## Exercise requirements
Search the material below for the word "this" and copy every line in which it occurs.

## Given records

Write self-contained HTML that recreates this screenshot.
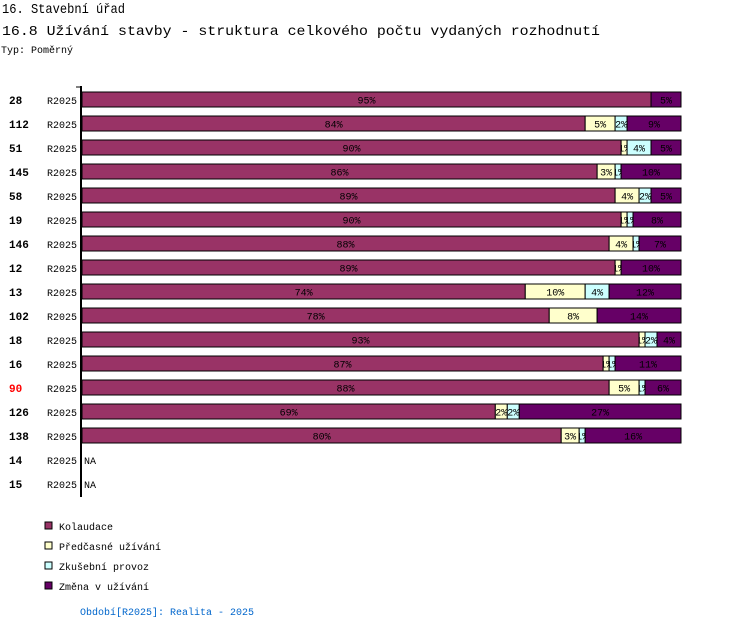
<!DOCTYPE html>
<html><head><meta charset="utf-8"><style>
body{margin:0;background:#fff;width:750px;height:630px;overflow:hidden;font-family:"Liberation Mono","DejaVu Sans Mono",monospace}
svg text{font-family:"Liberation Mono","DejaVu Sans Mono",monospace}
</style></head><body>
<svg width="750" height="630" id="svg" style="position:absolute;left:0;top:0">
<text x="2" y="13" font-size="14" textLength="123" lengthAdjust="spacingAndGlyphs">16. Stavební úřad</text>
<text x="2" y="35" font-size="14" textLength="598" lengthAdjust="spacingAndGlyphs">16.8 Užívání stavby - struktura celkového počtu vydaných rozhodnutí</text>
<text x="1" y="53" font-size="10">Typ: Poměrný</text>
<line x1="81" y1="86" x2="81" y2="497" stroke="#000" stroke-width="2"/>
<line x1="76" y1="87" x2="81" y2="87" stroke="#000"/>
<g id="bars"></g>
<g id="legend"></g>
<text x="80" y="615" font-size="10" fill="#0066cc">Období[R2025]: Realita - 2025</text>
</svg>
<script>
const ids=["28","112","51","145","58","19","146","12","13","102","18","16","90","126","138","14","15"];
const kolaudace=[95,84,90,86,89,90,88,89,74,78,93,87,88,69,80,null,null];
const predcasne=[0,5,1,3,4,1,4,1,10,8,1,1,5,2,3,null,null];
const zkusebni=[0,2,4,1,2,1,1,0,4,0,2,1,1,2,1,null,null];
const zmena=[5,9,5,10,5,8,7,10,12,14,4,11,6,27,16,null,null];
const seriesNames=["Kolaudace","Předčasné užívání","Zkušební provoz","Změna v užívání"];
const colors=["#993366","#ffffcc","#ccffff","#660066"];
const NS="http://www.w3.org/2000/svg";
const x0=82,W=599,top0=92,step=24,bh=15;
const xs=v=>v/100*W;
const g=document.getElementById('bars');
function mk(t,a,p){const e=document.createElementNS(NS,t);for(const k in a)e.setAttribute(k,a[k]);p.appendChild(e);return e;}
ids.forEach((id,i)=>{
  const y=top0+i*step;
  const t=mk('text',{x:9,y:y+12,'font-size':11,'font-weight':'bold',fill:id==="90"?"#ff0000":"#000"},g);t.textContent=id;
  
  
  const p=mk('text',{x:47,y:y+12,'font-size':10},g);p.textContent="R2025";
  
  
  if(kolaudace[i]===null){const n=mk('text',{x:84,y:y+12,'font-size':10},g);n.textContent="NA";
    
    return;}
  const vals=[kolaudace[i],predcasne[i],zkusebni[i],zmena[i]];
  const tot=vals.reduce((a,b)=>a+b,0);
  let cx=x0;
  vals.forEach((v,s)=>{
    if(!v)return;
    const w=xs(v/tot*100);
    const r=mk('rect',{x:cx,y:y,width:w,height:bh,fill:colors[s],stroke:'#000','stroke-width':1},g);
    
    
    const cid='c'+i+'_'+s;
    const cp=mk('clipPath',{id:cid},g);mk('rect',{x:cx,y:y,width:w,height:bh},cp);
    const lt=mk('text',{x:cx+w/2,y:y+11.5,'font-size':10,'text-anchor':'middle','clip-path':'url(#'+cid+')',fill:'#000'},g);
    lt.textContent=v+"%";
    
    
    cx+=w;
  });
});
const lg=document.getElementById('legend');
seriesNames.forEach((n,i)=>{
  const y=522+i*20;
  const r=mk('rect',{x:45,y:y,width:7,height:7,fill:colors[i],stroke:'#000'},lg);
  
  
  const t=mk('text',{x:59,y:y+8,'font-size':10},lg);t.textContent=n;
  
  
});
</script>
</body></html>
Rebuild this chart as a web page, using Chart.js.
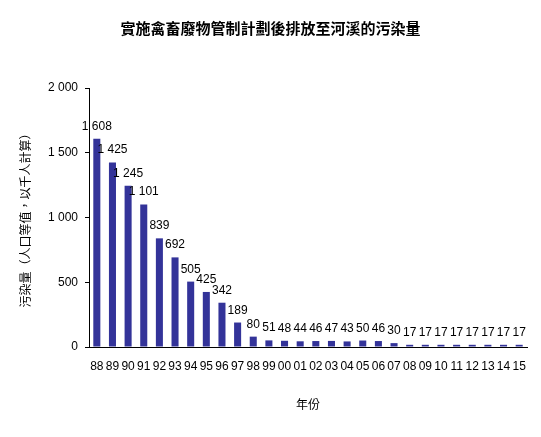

## Reply
Write self-contained HTML that recreates this screenshot.
Rebuild this chart as a web page, using Chart.js.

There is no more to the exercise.